Scale Factor / Endianness
The Scale Factor / Endianness line is a queer line that jams endianness information into an otherwise sane description of a scale. The
line consists of a nonzero decimal number, not necessarily an integer. If the number is negative, that means the PFM raster is little
endian. Otherwise, it is big endian. The absolute value of the number is the scale factor for the image.
The scale factor tells the units of the samples in the raster. You use somehow it along with some separately understood unit information
to turn a sample value into something meaningful, such as watts per square meter.
PFM raster
The raster is a sequence of pixels, packed one after another, with no delimiters of any kind. They are in standard Western reading order:
left to right and top to bottom within the image.
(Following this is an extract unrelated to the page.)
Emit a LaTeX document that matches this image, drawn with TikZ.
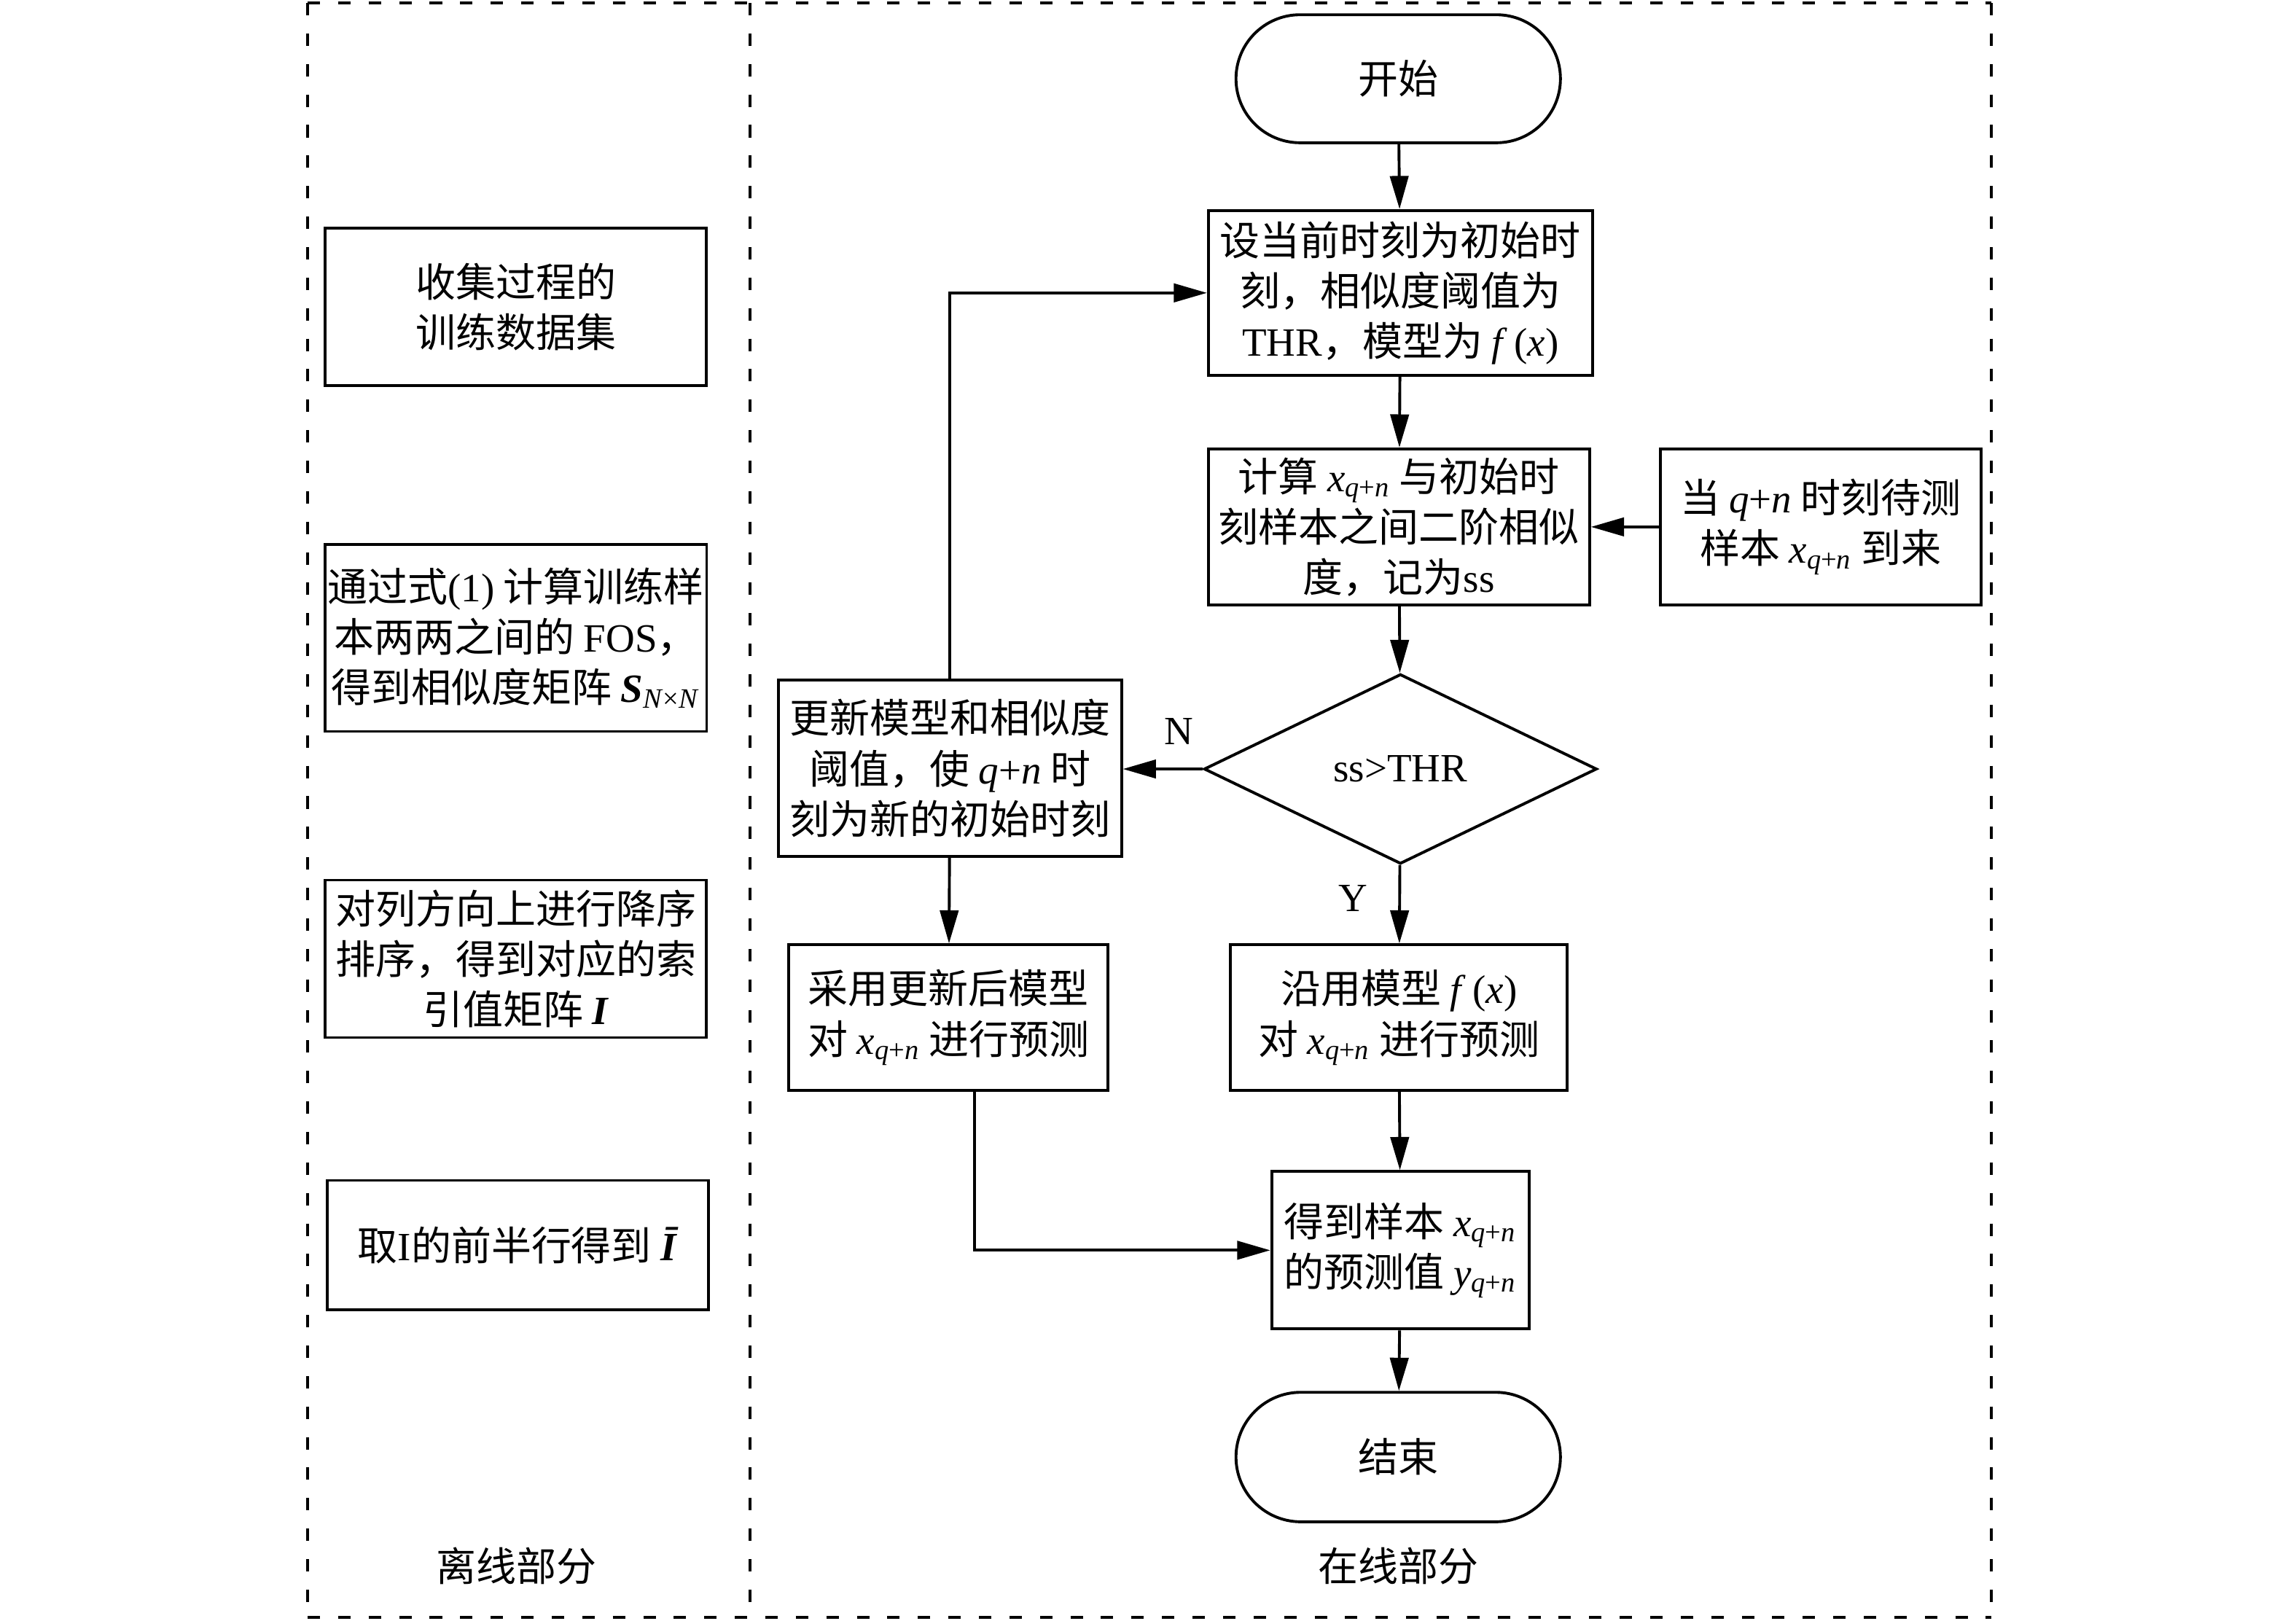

Each pixel consists of 1 or 3 samples, packed one after another, with no delimiters of any kind. 1 sample for a grayscale PFM and 3 for a
color PFM (see the Identifier Line of the PFM header).
Each sample consists of 4 consecutive bytes. The bytes represent a 32 bit string, in either big endian or little endian format, as deter-
mined by the Scale Factor / Endianness line of the PFM header. That string is an IEEE 32 bit floating point number code. Since that's the
same format that most CPUs and compiler use, you can usually just make a program use the bytes directly as a floating point number, after
taking care of the endianness variation.